**Requirements**
Extract the full listing verbatim and drop any pictures from your copy.

**Dataset extract**
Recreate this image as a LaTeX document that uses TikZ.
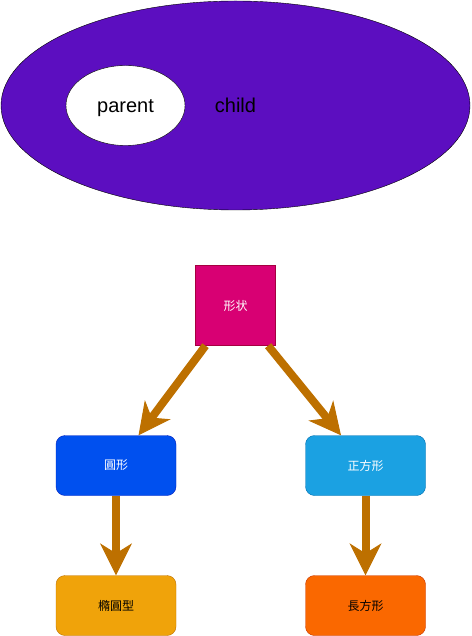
\documentclass[tikz,border=0pt]{standalone}
\usepackage{fontspec}
\setmainfont{Liberation Sans}
\newfontfamily\cjk{Noto Sans CJK JP}
\usetikzlibrary{shapes.geometric}
\usetikzlibrary{arrows.meta}

\definecolor{childfill}{HTML}{5C0EC0}
\definecolor{shapefill}{HTML}{D80073}
\definecolor{shapeline}{HTML}{A50040}
\definecolor{circfill}{HTML}{0050EF}
\definecolor{circline}{HTML}{001DBC}
\definecolor{squarefill}{HTML}{1BA1E2}
\definecolor{squareline}{HTML}{006EAF}
\definecolor{ovalfill}{HTML}{F0A30A}
\definecolor{ovalline}{HTML}{BD7000}
\definecolor{rectfill}{HTML}{FA6800}
\definecolor{rectline}{HTML}{C73500}
\definecolor{linkbrown}{HTML}{BD7000}

\begin{document}
\begin{tikzpicture}[x=1pt,y=-1pt,
    word/.style={font=\fontsize{20}{24}\selectfont, text height=15pt, text depth=1pt},
    box/.style={draw, rounded corners=9pt, minimum width=120pt, minimum height=60pt, inner sep=0pt, font=\cjk\fontsize{12}{14}\selectfont},
    link/.style={draw=linkbrown, line width=8pt, -{Stealth[length=32pt,width=32pt,inset=10pt,line width=1pt]}}]
    \useasboundingbox (0,0) rectangle (471,636);
    % Child
    \node[ellipse, draw, fill=childfill, minimum width=469pt, minimum height=209pt, word] (child) at (235.5,105.5) {child};
    % Parent
    \node[ellipse, draw, fill=white, minimum width=119pt, minimum height=80pt, word] (parent) at (125.5,105.5) {parent};
    % Shape
    \node[box, sharp corners, minimum width=80pt, minimum height=80pt, fill=shapefill, draw=shapeline, text=white] (shape) at (235.5,305.5) {形状};
    % Circle
    \node[box, fill=circfill, draw=circline, text=white] (circ) at (116,465.5) {圓形};
    % Square
    \node[box, fill=squarefill, draw=squareline, text=white] (square) at (365.5,465.5) {正方形};
    % Oval
    \node[box, fill=ovalfill, draw=ovalline] (oval) at (116,605.5) {橢圓型};
    % Rectangle
    \node[box, fill=rectfill, draw=rectline] (rect) at (365.5,605.5) {長方形};
    % Links
    \draw[link] (shape) -- (circ);
    \draw[link] (shape) -- (square);
    \draw[link] (circ) -- (oval);
    \draw[link] (square) -- (rect);
\end{tikzpicture}
\end{document}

**Solution to this problem**
Recreate this image as a LaTeX document that uses TikZ.
\documentclass[tikz,border=0pt]{standalone}
\usepackage{fontspec}
\setmainfont{Liberation Sans}
\newfontfamily\cjk{Noto Sans CJK JP}
\usetikzlibrary{shapes.geometric}
\usetikzlibrary{arrows.meta}

\definecolor{childfill}{HTML}{5C0EC0}
\definecolor{shapefill}{HTML}{D80073}
\definecolor{shapeline}{HTML}{A50040}
\definecolor{circfill}{HTML}{0050EF}
\definecolor{circline}{HTML}{001DBC}
\definecolor{squarefill}{HTML}{1BA1E2}
\definecolor{squareline}{HTML}{006EAF}
\definecolor{ovalfill}{HTML}{F0A30A}
\definecolor{ovalline}{HTML}{BD7000}
\definecolor{rectfill}{HTML}{FA6800}
\definecolor{rectline}{HTML}{C73500}
\definecolor{linkbrown}{HTML}{BD7000}

\begin{document}
\begin{tikzpicture}[x=1pt,y=-1pt,
    word/.style={font=\fontsize{20}{24}\selectfont, text height=15pt, text depth=1pt},
    box/.style={draw, rounded corners=9pt, minimum width=120pt, minimum height=60pt, inner sep=0pt, font=\cjk\fontsize{12}{14}\selectfont},
    link/.style={draw=linkbrown, line width=8pt, -{Stealth[length=32pt,width=32pt,inset=10pt,line width=1pt]}}]
    \useasboundingbox (0,0) rectangle (471,636);
    % Child
    \node[ellipse, draw, fill=childfill, minimum width=469pt, minimum height=209pt, word] (child) at (235.5,105.5) {child};
    % Parent
    \node[ellipse, draw, fill=white, minimum width=119pt, minimum height=80pt, word] (parent) at (125.5,105.5) {parent};
    % Shape
    \node[box, sharp corners, minimum width=80pt, minimum height=80pt, fill=shapefill, draw=shapeline, text=white] (shape) at (235.5,305.5) {形状};
    % Circle
    \node[box, fill=circfill, draw=circline, text=white] (circ) at (116,465.5) {圓形};
    % Square
    \node[box, fill=squarefill, draw=squareline, text=white] (square) at (365.5,465.5) {正方形};
    % Oval
    \node[box, fill=ovalfill, draw=ovalline] (oval) at (116,605.5) {橢圓型};
    % Rectangle
    \node[box, fill=rectfill, draw=rectline] (rect) at (365.5,605.5) {長方形};
    % Links
    \draw[link] (shape) -- (circ);
    \draw[link] (shape) -- (square);
    \draw[link] (circ) -- (oval);
    \draw[link] (square) -- (rect);
\end{tikzpicture}
\end{document}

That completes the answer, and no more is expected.